NOTE REGARDING REVISED OPINION:
Following the March 22, 2016 Order of the Supreme Court of Texas, amending comments to Rules 1.06 and 1.09 of the Texas Disciplinary Rules of Professional Conduct, the Committee withdraws its original Opinion 644 (August 2014) and issues this revised Opinion 644 in its place.
Do the Texas Disciplinary Rules of Professional Conduct require a law firm to withdraw from representing a client in a lawsuit if the law firm hires a new lawyer who, before becoming a lawyer, was employed as a law clerk for the law firm representing the opposing party in the lawsuit and in that capacity helped provide services to the opposing party with respect to the lawsuit?

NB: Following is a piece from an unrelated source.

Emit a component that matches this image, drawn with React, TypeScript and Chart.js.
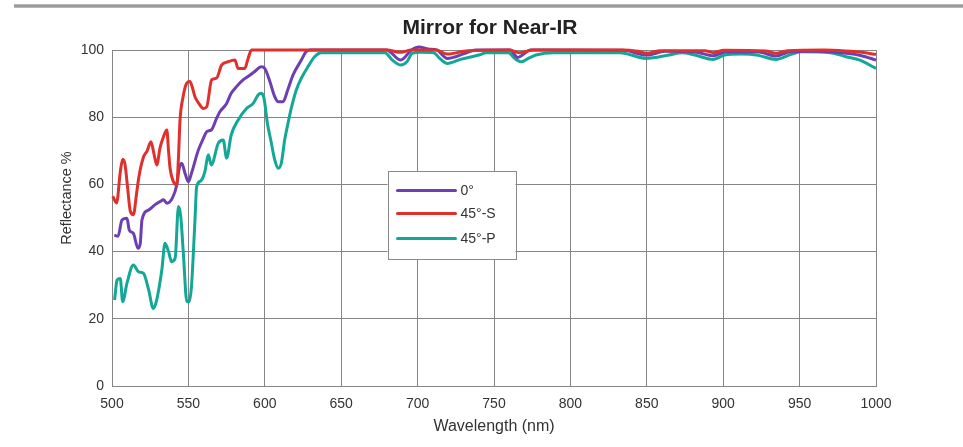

Individual X, while in law school and before becoming a lawyer, worked as a law clerk for a law firm (“Firm A”) and prepared research memos for the firm related to a lawsuit in which the firm represented the plaintiff, Business P, against Business D. After graduation from law school and passing the bar examination, Individual X began working as an associate for a second law firm (“Firm B”), which represents the defendant, Business D, in the lawsuit brought by Business P. Once Firm B learns that Individual X worked for Firm A as a law clerk while in law school and was involved in Firm A’s representation of Business P in the lawsuit against Business D, Firm B seeks to determine whether it must withdraw from representing Business D in the lawsuit or whether it can continue to represent Business D if it utilizes screening procedures to prevent Individual X from being involved in the representation of Business D and from sharing any confidential information concerning Business P with anyone in Firm B. Business P and Firm A have not waived their rights concerning information entrusted to Individual X.